Reproduce the listing exactly and skip over any pictures.

▬▬▬

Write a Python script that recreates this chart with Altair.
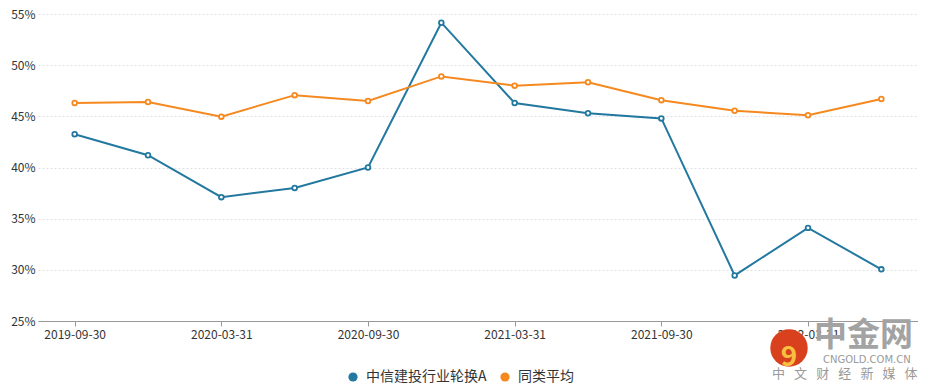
import altair as alt
import pandas as pd

dates = ["2019-09-30", "2019-12-31", "2020-03-31", "2020-06-30", "2020-09-30", "2020-12-31",
         "2021-03-31", "2021-06-30", "2021-09-30", "2021-12-31", "2022-03-31", "2022-06-30"]
fund_name = "中信建投行业轮换A"
avg_name = "同类平均"
fund_vals = [43.25, 41.2, 37.1, 38.0, 40.0, 54.15, 46.3, 45.3, 44.8, 29.45, 34.1, 30.05]
avg_vals = [46.3, 46.4, 44.97, 47.07, 46.5, 48.9, 48.0, 48.33, 46.57, 45.55, 45.1, 46.7]
label_dates = ["2019-09-30", "2020-03-31", "2020-09-30", "2021-03-31", "2021-09-30", "2022-03-31"]
y_ticks = [25, 30, 35, 40, 45, 50, 55]

series = [fund_name, avg_name]
colors = ["#23789f", "#f5891f"]

df = pd.DataFrame({
    "date": dates * 2,
    "value": fund_vals + avg_vals,
    "series": [fund_name] * len(dates) + [avg_name] * len(dates),
})

FONT = "Noto Sans CJK SC"
W, H = 880, 307
PL, PT = 30, 6

x = alt.X("date:O", sort=dates,
          scale=alt.Scale(type="point", padding=0.5),
          axis=alt.Axis(values=label_dates, title=None, labelAngle=0, labelFontSize=12,
                        labelColor="#333", domainColor="#999", tickColor="#999",
                        tickSize=5, labelPadding=3, grid=False))
y = alt.Y("value:Q", scale=alt.Scale(domain=[25, 55], nice=False, zero=False),
          axis=alt.Axis(values=y_ticks, title=None, labelExpr="datum.value + '%'",
                        labelFontSize=12, labelColor="#333", domain=False, ticks=False,
                        labelPadding=3, grid=True, gridColor="#dde0e6", gridDash=[2, 2]))
color = alt.Color("series:N", scale=alt.Scale(domain=series, range=colors),
                  legend=alt.Legend(title=None, orient="none", direction="horizontal",
                                    legendX=308, legendY=356, symbolType="circle",
                                    symbolSize=85, symbolOpacity=1, symbolStrokeWidth=0,
                                    labelFontSize=14, labelColor="#333", columnPadding=11,
                                    labelOffset=6, labelFont=FONT))

base = alt.Chart(df)
# legend-carrying dots, drawn tiny beneath the white-filled points
dots = base.mark_circle(opacity=1).encode(x=x, y=y, color=color, size=alt.value(1))
lines = base.mark_line(strokeWidth=2).encode(x=x, y=y, color=color)
points = base.mark_point(filled=False, fill="white", size=22, strokeWidth=1.8, opacity=1).encode(
    x=x, y=y, color=color)

wm = pd.DataFrame({"k": [0]})
wm_circle = alt.Chart(wm).mark_circle(color="#d9401e", size=1400, opacity=1).encode(
    x=alt.value(751), y=alt.value(334))
wm_inner = alt.Chart(wm).mark_text(text="9", fontSize=28, fontWeight="bold", color="#f8c040").encode(
    x=alt.value(751), y=alt.value(344))
wm_big = alt.Chart(wm).mark_text(text="中金网", fontSize=33, fontWeight="bold", color="#a3a3a3",
                                  align="left", baseline="middle").encode(
    x=alt.value(776), y=alt.value(322))
wm_url = alt.Chart(wm).mark_text(text="CNGOLD.COM.CN", fontSize=10, color="#9a9a9a",
                                  align="left", baseline="middle", font="DejaVu Sans").encode(
    x=alt.value(785), y=alt.value(346))
wm_sub = alt.Chart(wm).mark_text(text="中\u2002\u2009文\u2002\u2009财\u2002\u2009经\u2002\u2009新\u2002\u2009媒\u2002\u2009体",
                                  fontSize=13, color="#9a9a9a",
                                  align="left", baseline="middle").encode(
    x=alt.value(734), y=alt.value(360))

chart = alt.layer(dots, lines, points, wm_circle, wm_inner, wm_big, wm_url, wm_sub).properties(
    width=W, height=H,
    autosize=alt.AutoSizeParams(type="none"),
    padding={"left": PL, "top": PT, "right": 0, "bottom": 66},
).configure(font=FONT).configure_view(stroke=None).configure_axis(labelFont=FONT)

chart.save("out.html", embed_options={"renderer": "svg", "actions": False})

▬▬▬

## Response to this exercise
Write a Python script that recreates this chart with Altair.
import altair as alt
import pandas as pd

dates = ["2019-09-30", "2019-12-31", "2020-03-31", "2020-06-30", "2020-09-30", "2020-12-31",
         "2021-03-31", "2021-06-30", "2021-09-30", "2021-12-31", "2022-03-31", "2022-06-30"]
fund_name = "中信建投行业轮换A"
avg_name = "同类平均"
fund_vals = [43.25, 41.2, 37.1, 38.0, 40.0, 54.15, 46.3, 45.3, 44.8, 29.45, 34.1, 30.05]
avg_vals = [46.3, 46.4, 44.97, 47.07, 46.5, 48.9, 48.0, 48.33, 46.57, 45.55, 45.1, 46.7]
label_dates = ["2019-09-30", "2020-03-31", "2020-09-30", "2021-03-31", "2021-09-30", "2022-03-31"]
y_ticks = [25, 30, 35, 40, 45, 50, 55]

series = [fund_name, avg_name]
colors = ["#23789f", "#f5891f"]

df = pd.DataFrame({
    "date": dates * 2,
    "value": fund_vals + avg_vals,
    "series": [fund_name] * len(dates) + [avg_name] * len(dates),
})

FONT = "Noto Sans CJK SC"
W, H = 880, 307
PL, PT = 30, 6

x = alt.X("date:O", sort=dates,
          scale=alt.Scale(type="point", padding=0.5),
          axis=alt.Axis(values=label_dates, title=None, labelAngle=0, labelFontSize=12,
                        labelColor="#333", domainColor="#999", tickColor="#999",
                        tickSize=5, labelPadding=3, grid=False))
y = alt.Y("value:Q", scale=alt.Scale(domain=[25, 55], nice=False, zero=False),
          axis=alt.Axis(values=y_ticks, title=None, labelExpr="datum.value + '%'",
                        labelFontSize=12, labelColor="#333", domain=False, ticks=False,
                        labelPadding=3, grid=True, gridColor="#dde0e6", gridDash=[2, 2]))
color = alt.Color("series:N", scale=alt.Scale(domain=series, range=colors),
                  legend=alt.Legend(title=None, orient="none", direction="horizontal",
                                    legendX=308, legendY=356, symbolType="circle",
                                    symbolSize=85, symbolOpacity=1, symbolStrokeWidth=0,
                                    labelFontSize=14, labelColor="#333", columnPadding=11,
                                    labelOffset=6, labelFont=FONT))

base = alt.Chart(df)
# legend-carrying dots, drawn tiny beneath the white-filled points
dots = base.mark_circle(opacity=1).encode(x=x, y=y, color=color, size=alt.value(1))
lines = base.mark_line(strokeWidth=2).encode(x=x, y=y, color=color)
points = base.mark_point(filled=False, fill="white", size=22, strokeWidth=1.8, opacity=1).encode(
    x=x, y=y, color=color)

wm = pd.DataFrame({"k": [0]})
wm_circle = alt.Chart(wm).mark_circle(color="#d9401e", size=1400, opacity=1).encode(
    x=alt.value(751), y=alt.value(334))
wm_inner = alt.Chart(wm).mark_text(text="9", fontSize=28, fontWeight="bold", color="#f8c040").encode(
    x=alt.value(751), y=alt.value(344))
wm_big = alt.Chart(wm).mark_text(text="中金网", fontSize=33, fontWeight="bold", color="#a3a3a3",
                                  align="left", baseline="middle").encode(
    x=alt.value(776), y=alt.value(322))
wm_url = alt.Chart(wm).mark_text(text="CNGOLD.COM.CN", fontSize=10, color="#9a9a9a",
                                  align="left", baseline="middle", font="DejaVu Sans").encode(
    x=alt.value(785), y=alt.value(346))
wm_sub = alt.Chart(wm).mark_text(text="中\u2002\u2009文\u2002\u2009财\u2002\u2009经\u2002\u2009新\u2002\u2009媒\u2002\u2009体",
                                  fontSize=13, color="#9a9a9a",
                                  align="left", baseline="middle").encode(
    x=alt.value(734), y=alt.value(360))

chart = alt.layer(dots, lines, points, wm_circle, wm_inner, wm_big, wm_url, wm_sub).properties(
    width=W, height=H,
    autosize=alt.AutoSizeParams(type="none"),
    padding={"left": PL, "top": PT, "right": 0, "bottom": 66},
).configure(font=FONT).configure_view(stroke=None).configure_axis(labelFont=FONT)

chart.save("out.html", embed_options={"renderer": "svg", "actions": False})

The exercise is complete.